Dévoiler le potentiel de la matière
Geneviève LeBel
Geneviève LeBel — Anatomies de papier, forêts intérieures
Chez Geneviève LeBel, la figure ne s’érige pas contre la matière : elle émerge d’elle. Le papier — non pas support mais substrat vivant — se gauchit, se plisse, se feuillette ; il retient dans ses fibres une mémoire végétale. Ce qui affleure n’est jamais une “statue” au sens classique, mais une géologie du corps : bustes lacunaires, têtes relevées vers la lumière, silhouettes éclatées dont les strates évoquent tour à tour écorces, nids, alvéoles. LeBel travaille au plus près du cycle du vivant : de l’arbre à la pâte, du fragment à la forme, de la ruine à la naissance.
L’enfance traverse l’œuvre, non comme sujet illustratif mais comme puissance de reprise : un élan premier, ludique et grave, qui accepte l’imperfection et la transforme en nécessité plastique. On lit, dans les cicatrices d’adhésif, les sutures de plâtre et les bandes déchirées, une grammaire du pansement plutôt que de la finition. Cette esthétique du soin — bander, assembler, hisser — donne aux figures une vulnérabilité active : elles tiennent non pas par fermeture mais par hospitalité aux failles. Leur verticalité, souvent très épurée (piédestaux minces, tiges d’acier, fût cylindrique), frôle l’architecture : le corps devient colonne, la tête belvédère, la cage thoracique charpente. Ce sont des paysages intérieurs.

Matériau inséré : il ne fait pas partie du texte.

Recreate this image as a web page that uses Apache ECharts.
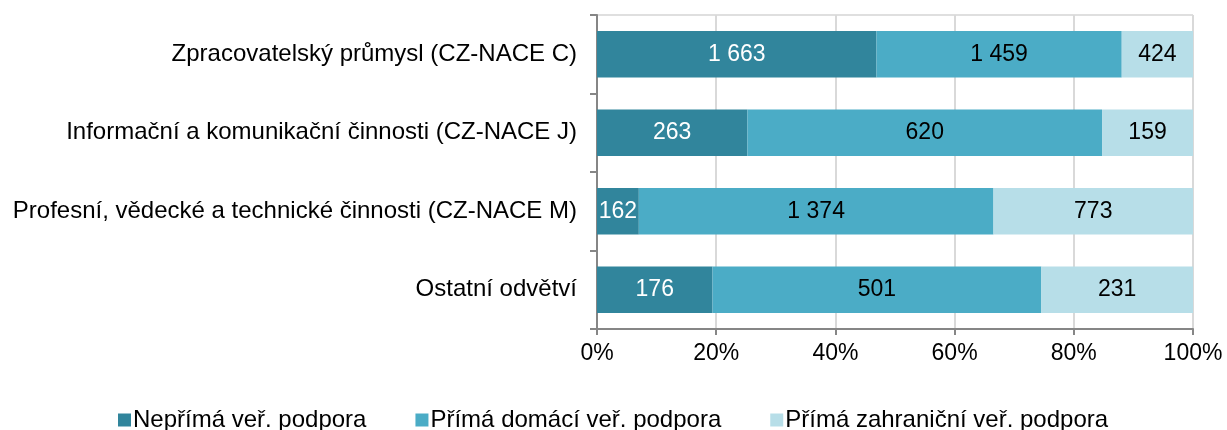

La lumière est partie prenante du vocabulaire. Sur les surfaces blanches ou grèges, les froissés captent un clair-obscur précis, presque cartographique ; dans le carton alvéolaire, la coupe crée des micro-grottes où l’ombre se dépose. L’œuvre se lit en mouvement : un pas de côté suffit à déplacer le relief, à faire vibrer la peau du papier. À cette cinétique douce répond un besoin de dépassement inscrit dans les postures — têtes qui se redressent, torses qui s’ouvrent — comme si chaque pièce rejouait le moment fragile où l’on choisit de croître malgré tout.
Par ses choix de matériaux — papier, plâtre, terre, résine — LeBel assume une économie pauvre et exigeante (on pense à l’Arte Povera, à Eva Hesse pour la précarité maîtrisée, à Kiki Smith pour la corporalité à vif). Mais l’enjeu n’est ni la citation ni la nostalgie : il s’agit d’accorder l’organique et le construit, de faire résonner l’esprit des arbres dans l’architecture du buste. Là réside la force singulière de ce travail : il conjugue fragilité et puissance, ombre et lumière, non pour les résoudre mais pour tenir la tension. On sort de ces formes avec l’impression rare d’avoir approché une éthique du vivant : ce qui est vulnérable n’est pas ce qui cède, c’est ce qui laisse passer.